- [What you have to do] Take the lines of the data below from the very first through the line containing "0.001, 0, 0];" and output them exactly, pictures excluded.

- [Information provided]
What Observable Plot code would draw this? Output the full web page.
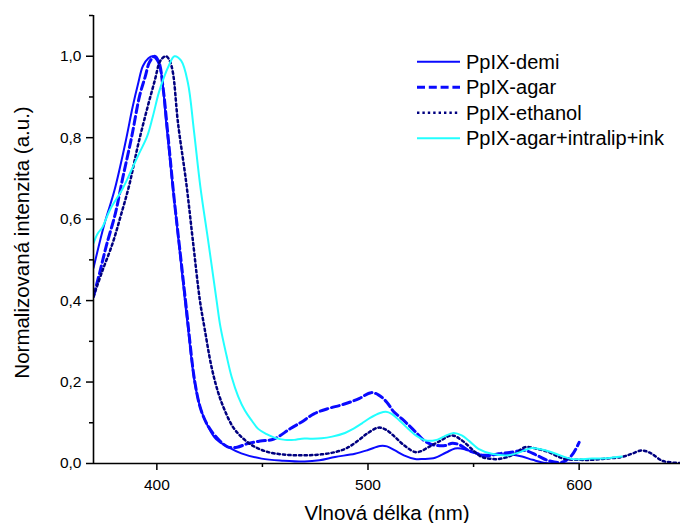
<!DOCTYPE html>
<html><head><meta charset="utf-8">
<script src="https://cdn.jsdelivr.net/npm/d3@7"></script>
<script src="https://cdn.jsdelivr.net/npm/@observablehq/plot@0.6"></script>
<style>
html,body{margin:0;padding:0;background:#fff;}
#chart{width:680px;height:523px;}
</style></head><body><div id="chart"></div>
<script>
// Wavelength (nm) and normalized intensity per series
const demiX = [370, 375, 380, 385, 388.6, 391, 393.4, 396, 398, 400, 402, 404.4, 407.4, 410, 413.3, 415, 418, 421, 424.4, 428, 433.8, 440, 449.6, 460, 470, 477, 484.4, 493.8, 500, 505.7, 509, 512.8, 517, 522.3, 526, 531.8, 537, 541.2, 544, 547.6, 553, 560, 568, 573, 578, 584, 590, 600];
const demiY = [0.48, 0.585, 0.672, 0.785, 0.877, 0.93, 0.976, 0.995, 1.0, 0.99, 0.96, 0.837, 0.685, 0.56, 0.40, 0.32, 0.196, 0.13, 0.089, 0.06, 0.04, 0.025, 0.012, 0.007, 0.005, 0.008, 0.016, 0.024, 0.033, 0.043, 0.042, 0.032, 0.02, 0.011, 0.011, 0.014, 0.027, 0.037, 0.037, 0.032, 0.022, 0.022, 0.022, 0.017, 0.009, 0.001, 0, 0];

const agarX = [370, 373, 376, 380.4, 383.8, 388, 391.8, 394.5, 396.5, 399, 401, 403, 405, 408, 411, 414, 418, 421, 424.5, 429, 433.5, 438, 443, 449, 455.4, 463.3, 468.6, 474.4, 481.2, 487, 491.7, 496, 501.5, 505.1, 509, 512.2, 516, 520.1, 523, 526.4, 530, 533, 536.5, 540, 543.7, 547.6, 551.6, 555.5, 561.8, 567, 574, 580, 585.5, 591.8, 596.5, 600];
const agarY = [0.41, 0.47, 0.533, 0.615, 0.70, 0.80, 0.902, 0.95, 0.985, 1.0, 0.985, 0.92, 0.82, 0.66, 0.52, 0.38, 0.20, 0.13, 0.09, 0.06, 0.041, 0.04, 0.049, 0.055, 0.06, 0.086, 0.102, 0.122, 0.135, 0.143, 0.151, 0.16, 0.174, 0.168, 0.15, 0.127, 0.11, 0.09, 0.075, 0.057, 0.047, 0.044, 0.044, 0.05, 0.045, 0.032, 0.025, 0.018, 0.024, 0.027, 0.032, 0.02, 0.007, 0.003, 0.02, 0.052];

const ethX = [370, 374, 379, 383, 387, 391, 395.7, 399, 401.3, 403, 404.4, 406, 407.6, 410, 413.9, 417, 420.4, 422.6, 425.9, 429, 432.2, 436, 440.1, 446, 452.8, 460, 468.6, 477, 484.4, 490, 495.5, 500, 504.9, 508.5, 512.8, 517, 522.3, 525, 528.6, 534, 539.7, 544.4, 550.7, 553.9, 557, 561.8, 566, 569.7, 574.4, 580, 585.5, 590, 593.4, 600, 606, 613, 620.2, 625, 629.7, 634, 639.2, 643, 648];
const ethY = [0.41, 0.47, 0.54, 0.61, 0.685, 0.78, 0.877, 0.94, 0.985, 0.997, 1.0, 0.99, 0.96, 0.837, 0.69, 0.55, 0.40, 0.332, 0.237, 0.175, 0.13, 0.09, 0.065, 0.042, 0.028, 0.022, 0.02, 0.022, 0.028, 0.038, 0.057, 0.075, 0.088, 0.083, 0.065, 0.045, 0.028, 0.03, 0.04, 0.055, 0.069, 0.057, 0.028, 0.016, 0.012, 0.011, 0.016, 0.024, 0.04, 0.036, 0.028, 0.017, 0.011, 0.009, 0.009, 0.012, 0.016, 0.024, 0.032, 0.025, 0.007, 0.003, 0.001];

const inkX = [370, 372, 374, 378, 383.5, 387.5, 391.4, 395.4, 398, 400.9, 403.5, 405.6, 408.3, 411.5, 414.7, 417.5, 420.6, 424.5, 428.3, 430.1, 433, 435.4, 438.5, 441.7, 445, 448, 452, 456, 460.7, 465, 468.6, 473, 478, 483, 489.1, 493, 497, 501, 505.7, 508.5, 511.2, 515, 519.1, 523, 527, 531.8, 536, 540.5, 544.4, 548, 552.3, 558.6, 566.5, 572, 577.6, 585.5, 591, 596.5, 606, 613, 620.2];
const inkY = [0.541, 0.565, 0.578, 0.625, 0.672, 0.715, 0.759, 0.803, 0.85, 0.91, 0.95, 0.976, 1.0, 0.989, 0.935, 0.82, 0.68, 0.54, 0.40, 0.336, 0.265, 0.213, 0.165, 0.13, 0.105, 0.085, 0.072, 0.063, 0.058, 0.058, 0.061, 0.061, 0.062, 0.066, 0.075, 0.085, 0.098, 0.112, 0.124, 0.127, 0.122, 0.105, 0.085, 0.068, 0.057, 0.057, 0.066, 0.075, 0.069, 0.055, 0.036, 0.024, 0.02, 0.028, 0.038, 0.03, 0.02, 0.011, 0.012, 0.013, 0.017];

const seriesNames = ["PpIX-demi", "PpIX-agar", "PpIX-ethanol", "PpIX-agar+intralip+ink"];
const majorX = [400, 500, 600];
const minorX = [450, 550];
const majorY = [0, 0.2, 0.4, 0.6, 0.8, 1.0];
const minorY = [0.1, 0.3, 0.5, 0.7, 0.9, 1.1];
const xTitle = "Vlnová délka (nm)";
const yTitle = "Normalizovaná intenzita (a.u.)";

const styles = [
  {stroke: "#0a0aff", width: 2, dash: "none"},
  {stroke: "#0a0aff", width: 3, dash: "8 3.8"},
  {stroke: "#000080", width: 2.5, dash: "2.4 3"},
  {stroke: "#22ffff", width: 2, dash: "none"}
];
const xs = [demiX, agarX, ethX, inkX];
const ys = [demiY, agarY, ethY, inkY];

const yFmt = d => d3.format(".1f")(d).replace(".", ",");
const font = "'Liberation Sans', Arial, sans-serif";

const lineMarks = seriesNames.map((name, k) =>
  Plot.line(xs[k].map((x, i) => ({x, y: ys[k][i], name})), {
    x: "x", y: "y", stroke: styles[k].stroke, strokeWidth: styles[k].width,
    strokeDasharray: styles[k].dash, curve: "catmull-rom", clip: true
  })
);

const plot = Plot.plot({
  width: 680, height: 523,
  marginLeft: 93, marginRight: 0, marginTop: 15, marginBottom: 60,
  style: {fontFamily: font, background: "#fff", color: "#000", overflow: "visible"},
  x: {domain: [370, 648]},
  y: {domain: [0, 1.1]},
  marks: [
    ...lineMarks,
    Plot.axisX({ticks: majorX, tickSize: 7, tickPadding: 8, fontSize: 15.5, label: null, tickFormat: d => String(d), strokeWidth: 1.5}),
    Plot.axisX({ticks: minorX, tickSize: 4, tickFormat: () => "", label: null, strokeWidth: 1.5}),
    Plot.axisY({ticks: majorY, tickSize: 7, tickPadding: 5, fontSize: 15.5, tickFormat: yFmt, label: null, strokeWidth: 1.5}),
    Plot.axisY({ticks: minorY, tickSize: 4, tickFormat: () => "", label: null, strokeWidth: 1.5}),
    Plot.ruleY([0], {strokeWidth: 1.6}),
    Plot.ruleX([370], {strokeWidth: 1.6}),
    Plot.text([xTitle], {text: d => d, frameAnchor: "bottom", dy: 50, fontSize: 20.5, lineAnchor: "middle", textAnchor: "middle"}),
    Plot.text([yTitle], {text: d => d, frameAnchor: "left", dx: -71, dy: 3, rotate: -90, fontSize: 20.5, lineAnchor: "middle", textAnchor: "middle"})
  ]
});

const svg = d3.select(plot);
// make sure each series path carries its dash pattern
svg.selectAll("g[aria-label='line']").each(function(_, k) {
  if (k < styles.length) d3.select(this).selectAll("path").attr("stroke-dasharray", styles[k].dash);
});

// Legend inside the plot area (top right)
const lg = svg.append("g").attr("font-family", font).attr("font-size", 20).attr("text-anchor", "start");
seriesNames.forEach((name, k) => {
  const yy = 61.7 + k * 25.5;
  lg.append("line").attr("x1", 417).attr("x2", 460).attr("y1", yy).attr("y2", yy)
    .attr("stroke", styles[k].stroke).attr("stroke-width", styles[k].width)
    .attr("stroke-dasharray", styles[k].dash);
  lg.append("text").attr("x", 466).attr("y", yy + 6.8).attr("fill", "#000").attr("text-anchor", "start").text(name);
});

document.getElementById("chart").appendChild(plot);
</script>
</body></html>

- [Exercise response]
What Observable Plot code would draw this? Output the full web page.
<!DOCTYPE html>
<html><head><meta charset="utf-8">
<script src="https://cdn.jsdelivr.net/npm/d3@7"></script>
<script src="https://cdn.jsdelivr.net/npm/@observablehq/plot@0.6"></script>
<style>
html,body{margin:0;padding:0;background:#fff;}
#chart{width:680px;height:523px;}
</style></head><body><div id="chart"></div>
<script>
// Wavelength (nm) and normalized intensity per series
const demiX = [370, 375, 380, 385, 388.6, 391, 393.4, 396, 398, 400, 402, 404.4, 407.4, 410, 413.3, 415, 418, 421, 424.4, 428, 433.8, 440, 449.6, 460, 470, 477, 484.4, 493.8, 500, 505.7, 509, 512.8, 517, 522.3, 526, 531.8, 537, 541.2, 544, 547.6, 553, 560, 568, 573, 578, 584, 590, 600];
const demiY = [0.48, 0.585, 0.672, 0.785, 0.877, 0.93, 0.976, 0.995, 1.0, 0.99, 0.96, 0.837, 0.685, 0.56, 0.40, 0.32, 0.196, 0.13, 0.089, 0.06, 0.04, 0.025, 0.012, 0.007, 0.005, 0.008, 0.016, 0.024, 0.033, 0.043, 0.042, 0.032, 0.02, 0.011, 0.011, 0.014, 0.027, 0.037, 0.037, 0.032, 0.022, 0.022, 0.022, 0.017, 0.009, 0.001, 0, 0];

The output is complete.